The Hanford Site in Washington state and other Department of Energy nuclear facilities in the northern United States could see single-digit temperatures and cold winds in the days leading up to Christmas, according to forecasts from the National Weather Service.
For example, the Richland, Wash., area, where Hanford is located, could see a Wednesday night low of minus-6 degrees Fahrenheit and a high Thursday of only 7 degrees. A wind chill advisory has been posted for from Wednesday night through Friday night.
Piketon, Ohio, home of the Portsmouth Site, will enjoy relatively balmy daytime highs in the 40s —until Thursday night when the low will plummet to 8 degrees. After a Friday daytime high of 11, the nighttime low will be only 2 degrees.
Things are not any better in Paducah, Ky., where DOE’s other former gaseous diffusion plant is located. After enjoying temperatures in the 40s Thursday afternoon, Paducah’s nighttime low is forecast to hit zero degrees. The Friday high is predicted to be 13 degrees and the low that night 3 degrees.
In Kansas City, Mo., where DOE’s National Security Campus is located, the daytime high on Thursday through Saturday is not forecast to exceed 12 degrees and the nighttime low for Friday could be negative 2 degrees.
Ashford, N.Y., in Cattaraugus County, the home of the West Valley Demonstration Project, is located 30 miles from Buffalo and no stranger to cold winters. After seeing a warm Friday high of 43 degrees, the nighttime low around the West Valley area should drop to 2 degrees with snow, according to the forecast.
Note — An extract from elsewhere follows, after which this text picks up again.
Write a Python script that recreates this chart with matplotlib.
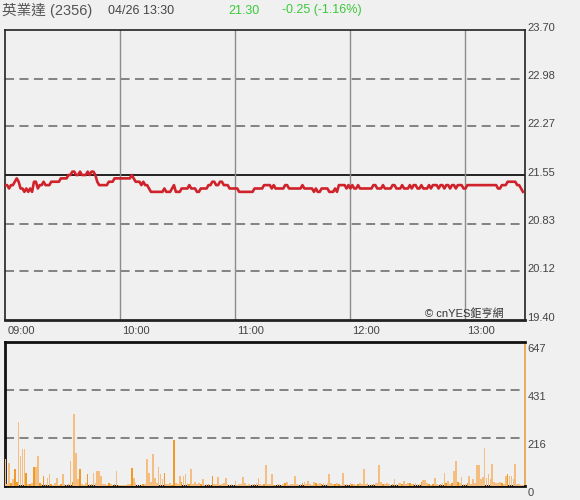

The temperatures are not expected to climb above the mid-teens on Christmas weekend.
The National Weather Service (weather.gov) overall outlook on Tuesday morning says: “A surge of Arctic air behind a cold front crossing the U.S. through the week will bring widespread, dangerous wind chill temperatures through much of the central U.S. and a potential flash freeze from the mid-South to the East Coast.”